Why not make available the same resources we are using in a failed blank slate morality for a different paradigm of intervention? A paradigm of design that realizes a fundamental difference in philosophy, that each of us has unique gifts and not everyone can learn anything. It is up to those in the intervention to support us in identifying those gifts and applying those gifts in a manner that promotes a resilient design in sustainable ways—NOT WORKING on our weaknesses!

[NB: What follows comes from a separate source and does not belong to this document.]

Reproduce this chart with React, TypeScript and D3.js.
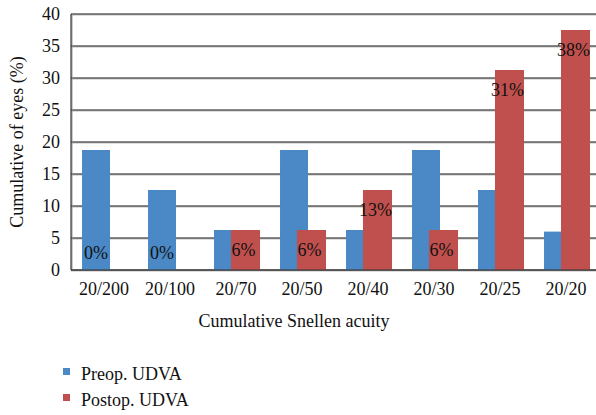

Over the course of time, I will demonstrate how resilient design can be accomplished as well as show you how to create a path of resilience which provides both event-driven resilience as well as path-driven resilience. While this system will not end all your suffering, as suffering is part of the journey of life…it will provide you with an efficient, effective and sustainable set of tools that you can rely on to live your life in the pursuit of happiness with an eye towards our collective sustainability.

In Summary

Ø      Instead of trying to be anything you want to be, be everything you can be and know your strengths.

Ø      Resilience is designed over time through an inter-connected path rather than from disparate events in which we rise to the occasion, so to speak.

Ø      Our current change methodology emphasizes personal change as the answer to disparities between demand requirements and capability to meet those requirements.

Ø      Personal and organizational change efforts often do not work and even when they do, they cost too much, or work too slowly.

Ø      A shift in focus is being advocated with the CPR System to put efforts towards creating effective design rather than changing the person.

Ø      The current solution-sets, operational paradigms or schemas give advantage to certain types of gifted persons and disadvantage to the rest which leads to lower levels of sustainability across systems.

Ø      The vast majority of our educational resources are devoted to building KSA’s that support the favored blank slate rule-set rather than educating people in learning about how to design systems and lives that actualize oneself and one’s gifts—those gifts contributing to the macro system sustainability or collective design which takes advantage of self-knowledge of our unique strengths.

Ø      We’re all suffering more than we have to as a result of holding flawed beliefs about the structure of reality.

Without a path of resilience, success often results from a lucky intersection, not an ability to respond out of design, and is like the shifting sands in a desert—here today and gone tomorrow in many cases.